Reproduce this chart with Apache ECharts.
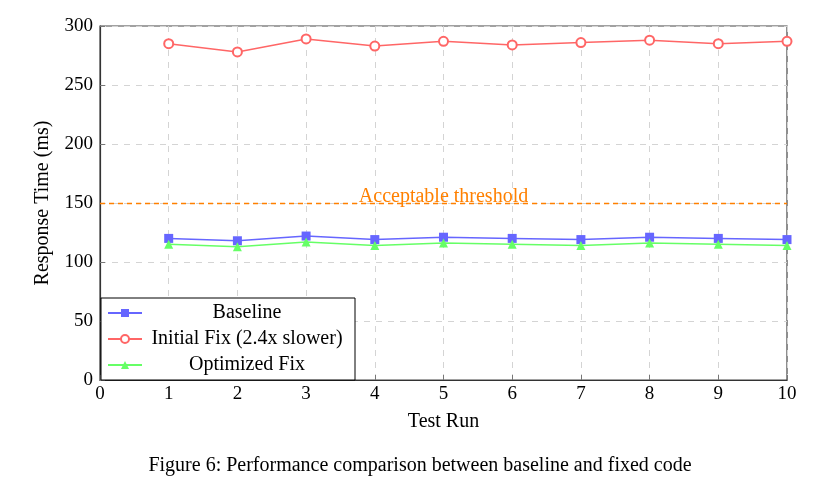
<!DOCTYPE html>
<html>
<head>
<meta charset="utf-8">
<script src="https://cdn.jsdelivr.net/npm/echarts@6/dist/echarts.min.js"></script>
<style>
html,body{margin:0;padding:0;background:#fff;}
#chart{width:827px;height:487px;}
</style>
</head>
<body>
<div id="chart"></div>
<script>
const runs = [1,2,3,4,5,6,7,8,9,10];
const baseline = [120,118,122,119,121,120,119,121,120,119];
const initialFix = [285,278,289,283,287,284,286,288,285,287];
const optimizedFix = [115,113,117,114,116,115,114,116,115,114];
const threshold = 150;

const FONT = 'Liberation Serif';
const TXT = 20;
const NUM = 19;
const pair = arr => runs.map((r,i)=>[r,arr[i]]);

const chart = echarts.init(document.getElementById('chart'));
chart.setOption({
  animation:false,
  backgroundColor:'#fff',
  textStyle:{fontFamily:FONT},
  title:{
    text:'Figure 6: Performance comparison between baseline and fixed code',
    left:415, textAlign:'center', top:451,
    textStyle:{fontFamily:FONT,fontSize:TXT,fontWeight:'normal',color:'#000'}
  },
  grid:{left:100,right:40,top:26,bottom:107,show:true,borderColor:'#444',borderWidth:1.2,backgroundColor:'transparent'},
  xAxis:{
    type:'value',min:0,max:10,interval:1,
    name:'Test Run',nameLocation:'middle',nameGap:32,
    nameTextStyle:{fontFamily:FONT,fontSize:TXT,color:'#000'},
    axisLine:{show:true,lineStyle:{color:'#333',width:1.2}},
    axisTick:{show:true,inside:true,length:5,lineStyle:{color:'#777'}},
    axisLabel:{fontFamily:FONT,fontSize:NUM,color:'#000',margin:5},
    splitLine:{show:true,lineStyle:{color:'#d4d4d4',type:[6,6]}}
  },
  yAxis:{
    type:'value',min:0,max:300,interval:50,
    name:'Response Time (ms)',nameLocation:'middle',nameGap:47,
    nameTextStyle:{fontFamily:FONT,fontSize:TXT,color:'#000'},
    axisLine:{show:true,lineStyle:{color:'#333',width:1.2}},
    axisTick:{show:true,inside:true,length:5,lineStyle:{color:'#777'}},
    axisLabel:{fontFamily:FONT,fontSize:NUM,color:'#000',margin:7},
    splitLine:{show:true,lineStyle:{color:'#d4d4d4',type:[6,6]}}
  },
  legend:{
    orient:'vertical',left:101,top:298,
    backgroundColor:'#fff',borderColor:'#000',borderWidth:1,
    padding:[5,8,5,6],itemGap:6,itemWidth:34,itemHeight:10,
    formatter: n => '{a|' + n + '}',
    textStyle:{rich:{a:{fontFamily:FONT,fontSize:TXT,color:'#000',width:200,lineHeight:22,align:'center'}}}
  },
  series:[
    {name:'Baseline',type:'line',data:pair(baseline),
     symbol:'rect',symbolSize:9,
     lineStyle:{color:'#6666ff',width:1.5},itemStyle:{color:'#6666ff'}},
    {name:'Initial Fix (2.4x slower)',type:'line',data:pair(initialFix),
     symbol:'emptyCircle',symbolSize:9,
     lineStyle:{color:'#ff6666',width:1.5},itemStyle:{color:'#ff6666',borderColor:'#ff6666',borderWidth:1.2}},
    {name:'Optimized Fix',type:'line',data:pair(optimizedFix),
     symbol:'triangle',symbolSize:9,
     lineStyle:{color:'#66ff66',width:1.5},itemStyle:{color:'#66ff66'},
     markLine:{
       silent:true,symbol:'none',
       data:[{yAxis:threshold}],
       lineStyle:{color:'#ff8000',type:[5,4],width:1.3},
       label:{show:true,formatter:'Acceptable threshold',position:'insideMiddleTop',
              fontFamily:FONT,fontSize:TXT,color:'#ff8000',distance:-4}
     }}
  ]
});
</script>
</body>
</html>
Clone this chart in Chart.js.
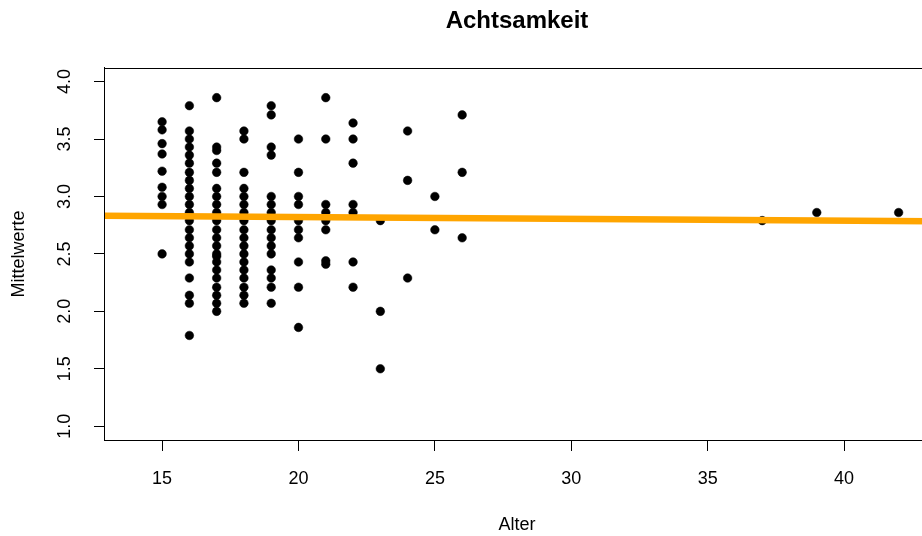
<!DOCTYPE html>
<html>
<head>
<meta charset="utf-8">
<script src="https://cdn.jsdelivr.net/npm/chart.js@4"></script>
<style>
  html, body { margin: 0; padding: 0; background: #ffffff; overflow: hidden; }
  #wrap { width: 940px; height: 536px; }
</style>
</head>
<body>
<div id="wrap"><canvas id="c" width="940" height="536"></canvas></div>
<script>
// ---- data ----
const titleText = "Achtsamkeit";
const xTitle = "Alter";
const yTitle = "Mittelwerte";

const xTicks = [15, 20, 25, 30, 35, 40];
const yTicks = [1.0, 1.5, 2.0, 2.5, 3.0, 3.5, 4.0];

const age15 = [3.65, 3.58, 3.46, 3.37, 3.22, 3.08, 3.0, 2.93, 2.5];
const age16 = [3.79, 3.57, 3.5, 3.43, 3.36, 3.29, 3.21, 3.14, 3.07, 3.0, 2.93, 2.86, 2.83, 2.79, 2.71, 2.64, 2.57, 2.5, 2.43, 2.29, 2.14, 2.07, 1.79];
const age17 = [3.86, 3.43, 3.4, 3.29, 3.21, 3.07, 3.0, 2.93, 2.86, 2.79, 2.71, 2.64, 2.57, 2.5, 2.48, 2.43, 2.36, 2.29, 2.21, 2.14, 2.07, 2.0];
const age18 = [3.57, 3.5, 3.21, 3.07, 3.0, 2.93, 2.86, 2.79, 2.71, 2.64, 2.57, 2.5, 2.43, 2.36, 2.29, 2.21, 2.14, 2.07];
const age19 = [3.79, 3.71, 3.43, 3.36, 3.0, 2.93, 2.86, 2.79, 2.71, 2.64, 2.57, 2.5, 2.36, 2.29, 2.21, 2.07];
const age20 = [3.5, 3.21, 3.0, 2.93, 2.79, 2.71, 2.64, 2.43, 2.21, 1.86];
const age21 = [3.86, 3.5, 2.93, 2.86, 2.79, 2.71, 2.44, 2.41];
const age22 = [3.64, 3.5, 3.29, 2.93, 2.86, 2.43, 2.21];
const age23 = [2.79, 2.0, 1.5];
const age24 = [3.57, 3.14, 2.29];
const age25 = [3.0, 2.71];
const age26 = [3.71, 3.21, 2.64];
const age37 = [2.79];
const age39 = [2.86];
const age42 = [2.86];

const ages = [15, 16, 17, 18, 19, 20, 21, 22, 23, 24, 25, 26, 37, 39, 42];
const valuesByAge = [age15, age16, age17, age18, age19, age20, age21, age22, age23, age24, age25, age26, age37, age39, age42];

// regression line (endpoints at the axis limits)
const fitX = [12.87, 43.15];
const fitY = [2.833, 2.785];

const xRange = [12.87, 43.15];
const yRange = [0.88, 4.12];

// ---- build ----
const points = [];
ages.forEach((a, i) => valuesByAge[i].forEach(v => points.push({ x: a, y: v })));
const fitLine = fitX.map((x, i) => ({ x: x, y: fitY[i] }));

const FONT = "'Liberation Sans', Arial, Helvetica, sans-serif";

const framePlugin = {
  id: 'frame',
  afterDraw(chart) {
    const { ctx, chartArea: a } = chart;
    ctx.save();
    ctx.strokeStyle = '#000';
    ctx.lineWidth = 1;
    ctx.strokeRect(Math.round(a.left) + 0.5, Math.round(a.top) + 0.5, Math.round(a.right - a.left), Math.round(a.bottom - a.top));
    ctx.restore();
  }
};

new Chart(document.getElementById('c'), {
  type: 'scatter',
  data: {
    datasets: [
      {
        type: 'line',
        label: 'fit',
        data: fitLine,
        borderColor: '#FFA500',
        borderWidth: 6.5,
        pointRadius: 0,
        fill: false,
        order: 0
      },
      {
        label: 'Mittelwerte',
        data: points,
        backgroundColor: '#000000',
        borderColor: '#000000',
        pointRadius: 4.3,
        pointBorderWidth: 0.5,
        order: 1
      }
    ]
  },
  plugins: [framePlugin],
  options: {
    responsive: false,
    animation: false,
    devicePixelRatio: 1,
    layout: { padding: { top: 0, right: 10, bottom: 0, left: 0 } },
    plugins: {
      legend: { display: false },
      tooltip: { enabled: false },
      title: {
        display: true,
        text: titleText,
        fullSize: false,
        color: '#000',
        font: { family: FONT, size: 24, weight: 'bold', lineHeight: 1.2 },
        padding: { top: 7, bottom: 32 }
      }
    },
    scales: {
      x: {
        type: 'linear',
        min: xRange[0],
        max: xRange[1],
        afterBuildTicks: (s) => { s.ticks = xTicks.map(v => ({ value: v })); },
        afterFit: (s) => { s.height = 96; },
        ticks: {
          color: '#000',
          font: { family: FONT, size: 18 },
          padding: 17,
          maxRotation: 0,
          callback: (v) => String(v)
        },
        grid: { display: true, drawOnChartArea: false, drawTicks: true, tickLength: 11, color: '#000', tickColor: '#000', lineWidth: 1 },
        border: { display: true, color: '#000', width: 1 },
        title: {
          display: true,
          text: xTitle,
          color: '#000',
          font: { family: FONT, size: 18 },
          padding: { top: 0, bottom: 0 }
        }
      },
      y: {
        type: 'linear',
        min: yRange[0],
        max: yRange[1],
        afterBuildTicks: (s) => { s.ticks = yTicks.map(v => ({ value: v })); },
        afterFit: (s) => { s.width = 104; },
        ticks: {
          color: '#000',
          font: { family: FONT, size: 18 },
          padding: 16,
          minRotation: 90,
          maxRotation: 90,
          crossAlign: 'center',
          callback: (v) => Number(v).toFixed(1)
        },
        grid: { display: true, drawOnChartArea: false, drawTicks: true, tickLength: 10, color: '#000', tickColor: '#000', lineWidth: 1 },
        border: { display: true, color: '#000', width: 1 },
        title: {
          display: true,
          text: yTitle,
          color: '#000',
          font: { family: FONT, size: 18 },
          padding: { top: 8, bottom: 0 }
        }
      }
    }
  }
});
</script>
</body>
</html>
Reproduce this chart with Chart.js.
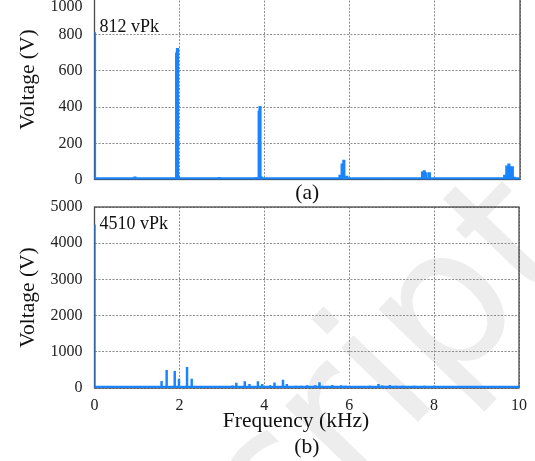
____
• [What the task asks]:
Every line from the top of the entries through the line that holds "const pair = arr" is to be quoted exactly, please, and nothing else; omit the pictures.

• [Solution below]:
Reproduce this chart with Apache ECharts.
<!DOCTYPE html>
<html>
<head>
<meta charset="utf-8">
<script src="https://cdn.jsdelivr.net/npm/echarts@6/dist/echarts.min.js"></script>
<style>
html,body{margin:0;padding:0;background:#fff;}
#chart{width:827px;height:487px;}
</style>
</head>
<body>
<div id="chart"></div>
<script>
const runs = [1,2,3,4,5,6,7,8,9,10];
const baseline = [120,118,122,119,121,120,119,121,120,119];
const initialFix = [285,278,289,283,287,284,286,288,285,287];
const optimizedFix = [115,113,117,114,116,115,114,116,115,114];
const threshold = 150;

const FONT = 'Liberation Serif';
const TXT = 20;
const NUM = 19;
const pair = arr => runs.map((r,i)=>[r,arr[i]]);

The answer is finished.